Note that in our tests, we deleted manually some noise in the training data before this step (e.g. remove the lines with only punctuations, or redundancies, after sort | uniq, etc.).
# Tokenize
$MOSESBASE/scripts/tokenizer/tokenizer.perl -l de < data/europarl/Europarl.train.de-fr.de > data/europarl/europarl.train.de.tok.txt
$MOSESBASE/scripts/tokenizer/tokenizer.perl -l de < data/europarl/Europarl.dev.de-fr.de > data/europarl/europarl.dev.de.tok.txt
$MOSESBASE/scripts/tokenizer/tokenizer.perl -l de < data/europarl/Europarl.test.de-fr.de > data/europarl/europarl.test.de.tok.txt
# Escape punctuation
sed -f scripts/replace_punc.sed data/europarl/europarl.train.de.tok.txt > data/europarl/europarl.train.de.tok.punc.txt
sed -f scripts/replace_punc.sed data/europarl/europarl.dev.de.tok.txt > data/europarl/europarl.dev.de.tok.punc.txt
sed -f scripts/replace_punc.sed data/europarl/europarl.test.de.tok.txt > data/europarl/europarl.test.de.tok.punc.txt
export NLTK_DATA=$adjust_to_your_environment # based on your asrt install
export PYTHONPATH=$ASRTBASE/local/lib/python2.7/site-packages # or based on your asrt install
mkdir -p data/europarl_normalized
$ASRTBASE/data-preparation/python/run_data_preparation.py -i data/europarl/europarl.train.de.tok.punc.txt -l 2 -r $ASRTBASE/examples/resources/regex.csv -s -m -o data/europarl_normalized
sed -f scripts/replace_back_punc.sed data/europarl_normalized/sentences_german.txt > data/europarl_normalized/europarl.train.de.tok.punc.norm.txt
$ASRTBASE/data-preparation/python/run_data_preparation.py -i data/europarl/europarl.dev.de.tok.punc.txt -l 2 -r $ASRTBASE/examples/resources/regex.csv -s -m -o data/europarl_normalized
sed -f scripts/replace_back_punc.sed data/europarl_normalized/sentences_german.txt > data/europarl_normalized/europarl.dev.de.tok.punc.norm.txt
$ASRTBASE/data-preparation/python/run_data_preparation.py -i data/europarl/europarl.test.de.tok.punc.txt -l 2 -r $ASRTBASE/examples/resources/regex.csv -s -m -o data/europarl_normalized
sed -f scripts/replace_back_punc.sed data/europarl_normalized/sentences_german.txt > data/europarl_normalized/europarl.test.de.tok.punc.norm.txt
python $OPENNMTBASE/preprocess.py -train_src data/europarl_normalized/europarl.train.de.tok.punc.norm.txt \
-train_tgt data/europarl/europarl.train.de.tok.txt \
-valid_src data/europarl_normalized/europarl.dev.de.tok.punc.norm.txt \
-valid_tgt data/europarl/europarl.dev.de.tok.txt \
-src_vocab_size 80000 -tgt_vocab_size 80000 \
-save_data data/Europarl_punc.atok
mkdir -p asr2mt-models-punc
python $OPENNMTBASE/train.py -data data/Europarl_punc.atok.train.pt \
-save_model asr2mt-models-punc/asr2mt_model -gpus 0
The models tested were trained using punctuation in the normalized text.

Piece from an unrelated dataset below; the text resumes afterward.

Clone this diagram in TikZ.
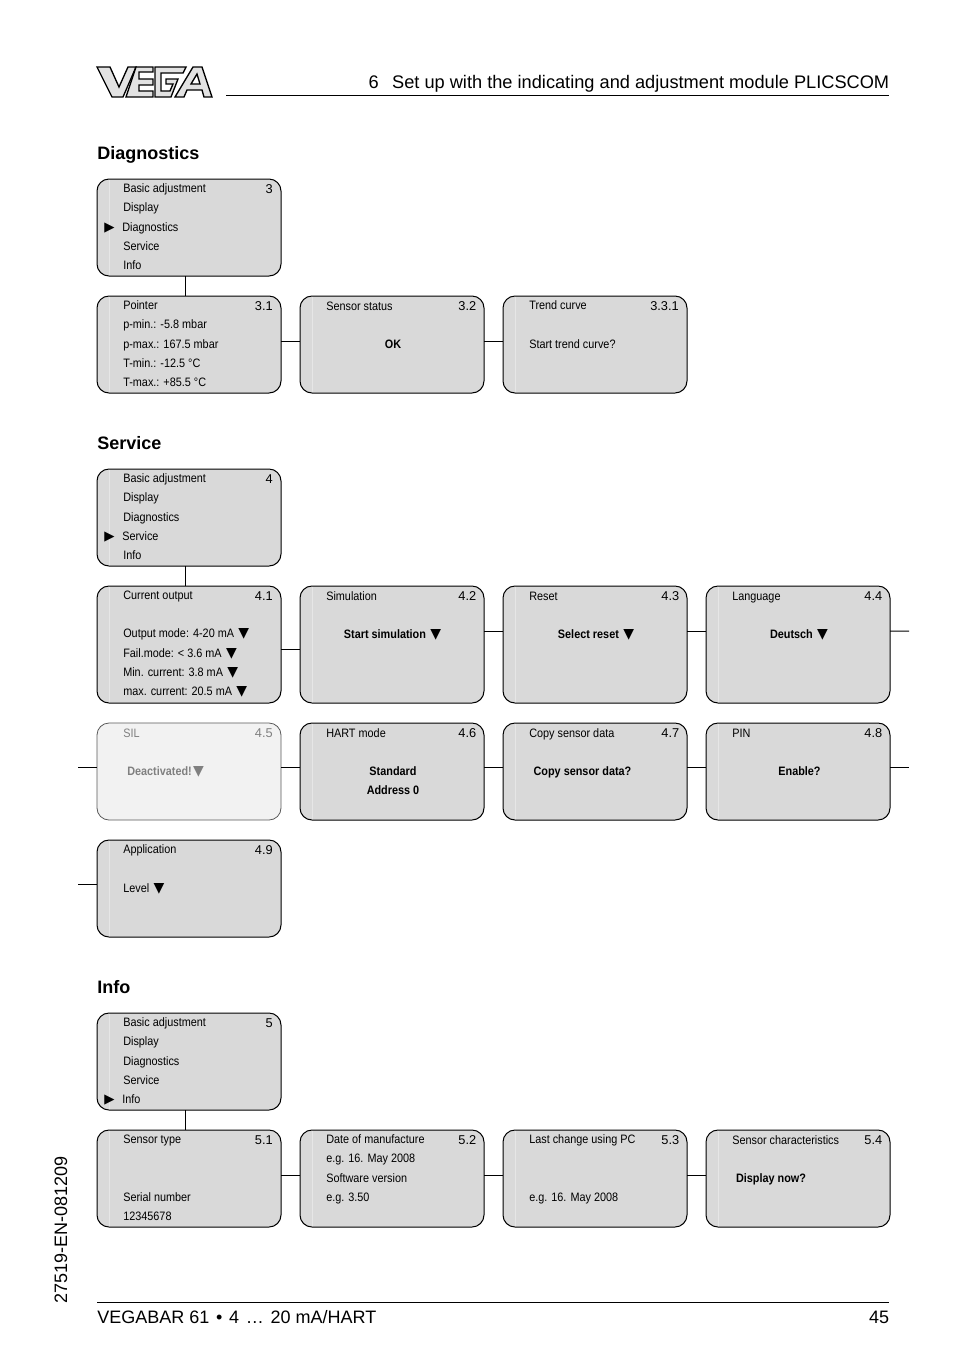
\documentclass[tikz,border=0pt]{standalone}
\usepackage{fontspec}
\setmainfont{Liberation Sans}
\newfontfamily\narrowfont[FakeStretch=0.89]{Liberation Sans}
\newfontfamily\symfont{DejaVu Sans}
\newcommand{\arrdown}{\hspace{1pt}{\symfont\fontsize{10.5}{14.45}\selectfont ▼}}
\newcommand{\arrsel}{\llap{{\symfont\fontsize{10}{14.45}\selectfont ▶}\hspace{6.4pt}}\hspace*{-.75pt}}
\definecolor{boxgray}{HTML}{D9D9D9}
\definecolor{silgray}{HTML}{F2F2F2}
\definecolor{logogray}{HTML}{E2E2E2}
\tikzset{
  menubox/.style={draw, line width=.75pt, fill=boxgray, rectangle, rounded corners=9pt, anchor=north west,
    inner sep=0pt, outer sep=0pt, minimum width=138pt, path picture={\draw[line width=.6pt, white!35!boxgray]
    ([xshift=9.5pt]path picture bounding box.south west) -- ([xshift=9.5pt]path picture bounding box.north west);}},
  silbox/.style={draw=black!65, line width=.6pt, fill=silgray, rectangle, rounded corners=9pt, anchor=north west,
    inner sep=0pt, outer sep=0pt, minimum width=138pt},
  boxtext/.style={inner sep=0pt, anchor=north west, align=left, execute at begin node={\strut},
    font=\narrowfont\fontsize{9.15}{14.45}\selectfont},
  boxlines/.style={boxtext, yshift=-3pt},
  boxbold/.style={inner sep=0pt, anchor=north, align=center, execute at begin node={\strut},
    font=\narrowfont\bfseries\fontsize{9.15}{14.45}\selectfont},
  boxnum/.style={inner sep=0pt, anchor=north east, execute at begin node={\strut},
    font=\fontsize{9.6}{14.45}\selectfont},
  heading/.style={inner sep=0pt, anchor=base west, font=\bfseries\fontsize{13.5}{16}\selectfont},
  pagetext/.style={inner sep=0pt, font=\fontsize{13.5}{16}\selectfont},
  link/.style={line width=.75pt},
  linkthick/.style={line width=1.15pt},
  logopart/.style={draw, line width=1pt, fill=logogray, line join=miter, even odd rule}
}
\begin{document}
\begin{tikzpicture}[x=0.75pt,y=-0.75pt]
\useasboundingbox (0,0) rectangle (954,1354);
% page head
\draw[logopart] (97,67) -- (110,67) -- (119,87) -- (128,67) -- (136,67) -- (123,97) -- (112,97) -- cycle;
\draw[logopart] (136,67) -- (153,67) -- (153,72) -- (139,72) -- (139,79) -- (153,79) -- (153,85) -- (139,85) -- (139,91) -- (153,91) -- (153,97) -- (126,97) -- cycle;
\draw[logopart] (155,67) -- (186,67) -- (183,73) -- (161,73) -- (161,91) -- (170,91) -- (173,84) -- (166,84) -- (166,79) -- (178,79) -- (171,97) -- (155,97) -- cycle;
\draw[logopart] (193,67) -- (202,67) -- (212,97) -- (204,97) -- (202,90) -- (187,90) -- (184,97) -- (175,97) -- cycle (197,74) -- (200,84) -- (191,84) -- cycle;
\node[pagetext, anchor=base east, font=\fontsize{13.66}{16}\selectfont] (headline) at (889.5,88) {6\hspace{10pt}Set up with the indicating and adjustment module PLICSCOM};
\coordinate (headL) at (226,95);
\coordinate (headR) at (889,95);
\draw[link] (headL) -- (headR);

% Diagnostics
\node[heading] (diag) at (97,159) {Diagnostics};
\node[menubox, minimum height=72.75pt] (m3) at (97,179) {};
\node[boxlines] (t3) at (123,179.5) {Basic adjustment\\Display\\\arrsel Diagnostics\\Service\\Info};
\node[boxnum] (n3) at (273,179.5) {3};
\node[menubox, minimum height=72.75pt] (p31) at (97,296) {};
\node[boxlines] (t31) at (123,296.5) {Pointer\\p-min.: -5.8 mbar\\p-max.: 167.5 mbar\\T-min.: -12.5 °C\\T-max.: +85.5 °C};
\node[boxnum] (n31) at (273,296.5) {3.1};
\node[menubox, minimum height=72.75pt] (p32) at (300,296) {};
\node[boxtext] (t32) at (326,296.5) {Sensor status};
\node[boxnum] (n32) at (476.5,296.5) {3.2};
\node[boxbold] (b32) at (393,335) {OK};
\node[menubox, minimum height=72.75pt] (p33) at (503,296) {};
\node[boxlines] (t33) at (529,296.5) {Trend curve\\[14.45pt]Start trend curve?};
\node[boxnum] (n33) at (679,296.5) {3.3.1};
\draw[link] ([xshift=-3pt]m3.south) -- ([xshift=-3pt]p31.north);
\draw[link] ([yshift=2.6pt]p31.east) -- ([yshift=2.6pt]p32.west);
\draw[link] ([yshift=2.6pt]p32.east) -- ([yshift=2.6pt]p33.west);

% Service
\node[heading] (serv) at (97,449) {Service};
\node[menubox, minimum height=72.75pt] (m4) at (97,469) {};
\node[boxlines] (t4) at (123,469.5) {Basic adjustment\\Display\\Diagnostics\\\arrsel Service\\Info};
\node[boxnum] (n4) at (273,469.5) {4};
\node[menubox, minimum height=87.75pt] (p41) at (97,586) {};
\node[boxlines] (t41) at (123,586.5) {Current output\\[14.45pt]Output mode: 4-20 mA \arrdown\\Fail.mode: < 3.6 mA \arrdown\\Min. current: 3.8 mA \arrdown\\max. current: 20.5 mA \arrdown};
\node[boxnum] (n41) at (273,586.5) {4.1};
\node[menubox, minimum height=87.75pt] (p42) at (300,586) {};
\node[boxtext] (t42) at (326,586.5) {Simulation};
\node[boxnum] (n42) at (476.5,586.5) {4.2};
\node[boxbold] (b42) at (392.5,625) {Start simulation \arrdown};
\node[menubox, minimum height=87.75pt] (p43) at (503,586) {};
\node[boxtext] (t43) at (529,586.5) {Reset};
\node[boxnum] (n43) at (679.5,586.5) {4.3};
\node[boxbold] (b43) at (596,625) {Select reset \arrdown};
\node[menubox, minimum height=87.75pt] (p44) at (706,586) {};
\node[boxtext] (t44) at (732,586.5) {Language};
\node[boxnum] (n44) at (882.5,586.5) {4.4};
\node[boxbold] (b44) at (799,625) {Deutsch \arrdown};
\node[silbox, minimum height=72.75pt] (p45) at (97,723) {};
\node[boxtext, text=black!50] (t45) at (123,723.5) {SIL};
\node[boxnum, text=black!50] (n45) at (273,723.5) {4.5};
\node[boxtext, text=black!50] (b45) at (127,762) {\bfseries Deactivated!\arrdown};
\node[menubox, minimum height=72.75pt] (p46) at (300,723) {};
\node[boxtext] (t46) at (326,723.5) {HART mode};
\node[boxnum] (n46) at (476.5,723.5) {4.6};
\node[boxbold, yshift=-3pt] (b46) at (393,762) {Standard\\Address 0};
\node[menubox, minimum height=72.75pt] (p47) at (503,723) {};
\node[boxtext] (t47) at (529,723.5) {Copy sensor data};
\node[boxnum] (n47) at (679.5,723.5) {4.7};
\node[boxbold] (b47) at (582.5,762) {Copy sensor data?};
\node[menubox, minimum height=72.75pt] (p48) at (706,723) {};
\node[boxtext] (t48) at (732,723.5) {PIN};
\node[boxnum] (n48) at (882.5,723.5) {4.8};
\node[boxbold] (b48) at (799.5,762) {Enable?};
\node[menubox, minimum height=72.75pt] (p49) at (97,840) {};
\node[boxlines] (t49) at (123,840.5) {Application\\[14.45pt]Level \arrdown};
\node[boxnum] (n49) at (273,840.5) {4.9};
\coordinate (stub44) at (909,631);
\coordinate (stub48) at (909,767.5);
\coordinate (stub45) at (78,767.5);
\coordinate (stub49) at (78,884.5);
\draw[link] ([xshift=-3pt]m4.south) -- ([xshift=-3pt]p41.north);
\draw[link] ([yshift=-4.1pt]p41.east) -- ([yshift=-4.1pt]p42.west);
\draw[link] ([yshift=10pt]p42.east) -- ([yshift=10pt]p43.west);
\draw[link] ([yshift=10pt]p43.east) -- ([yshift=10pt]p44.west);
\draw[link] ([yshift=10pt]p44.east) -- (stub44);
\draw[link] (stub45) -- ([yshift=3pt]p45.west);
\draw[linkthick] ([yshift=3pt]p45.east) -- ([yshift=3pt]p46.west);
\draw[linkthick] ([yshift=3pt]p46.east) -- ([yshift=3pt]p47.west);
\draw[linkthick] ([yshift=3pt]p47.east) -- ([yshift=3pt]p48.west);
\draw[linkthick] ([yshift=3pt]p48.east) -- (stub48);
\draw[link] (stub49) -- ([yshift=3pt]p49.west);

% Info
\node[heading] (info) at (97,993) {Info};
\node[menubox, minimum height=72.75pt] (m5) at (97,1013) {};
\node[boxlines] (t5) at (123,1013.5) {Basic adjustment\\Display\\Diagnostics\\Service\\\arrsel Info};
\node[boxnum] (n5) at (273,1013.5) {5};
\node[menubox, minimum height=72.75pt] (p51) at (97,1130) {};
\node[boxlines] (t51) at (123,1130.5) {Sensor type\\[28.9pt]Serial number\\12345678};
\node[boxnum] (n51) at (273,1130.5) {5.1};
\node[menubox, minimum height=72.75pt] (p52) at (300,1130) {};
\node[boxlines] (t52) at (326,1130.5) {Date of manufacture\\e.g. 16. May 2008\\Software version\\e.g. 3.50};
\node[boxnum] (n52) at (476.5,1130.5) {5.2};
\node[menubox, minimum height=72.75pt] (p53) at (503,1130) {};
\node[boxlines] (t53) at (529,1130.5) {Last change using PC\\[28.9pt]e.g. 16. May 2008};
\node[boxnum] (n53) at (679.5,1130.5) {5.3};
\node[menubox, minimum height=72.75pt] (p54) at (706,1130) {};
\node[boxtext] (t54) at (732,1130.5) {Sensor characteristics};
\node[boxnum] (n54) at (882.5,1130.5) {5.4};
\node[boxbold] (b54) at (771,1169) {Display now?};
\draw[link] ([xshift=-3pt]m5.south) -- ([xshift=-3pt]p51.north);
\draw[link] ([yshift=2.6pt]p51.east) -- ([yshift=2.6pt]p52.west);
\draw[link] ([yshift=2.6pt]p52.east) -- ([yshift=2.6pt]p53.west);
\draw[link] ([yshift=2.6pt]p53.east) -- ([yshift=2.6pt]p54.west);

% page foot
\node[pagetext, anchor=base west, rotate=90] (docno) at (67,1304) {27519-EN-081209};
\coordinate (footL) at (97,1302);
\coordinate (footR) at (889,1302);
\draw[link] (footL) -- (footR);
\node[pagetext, anchor=base west] (product) at (97,1323) {VEGABAR 61\hspace{1.3pt} •\hspace{1.3pt} 4\hspace{1.3pt} …\hspace{1.3pt} 20 mA/HART};
\node[pagetext, anchor=base east] (pageno) at (889.5,1323) {45};
\end{tikzpicture}
\end{document}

Some other models have been trained using no punctuation (it means,
not using the 2 steps with sed
in step 1 and step 2). This means
that the model will try to recover punctuation during "translation".
In practice, it should be better to do it with punctuation in both
normalized and not normalized versions (if we assume that ASR is
followed by or has a punctuation prediction module).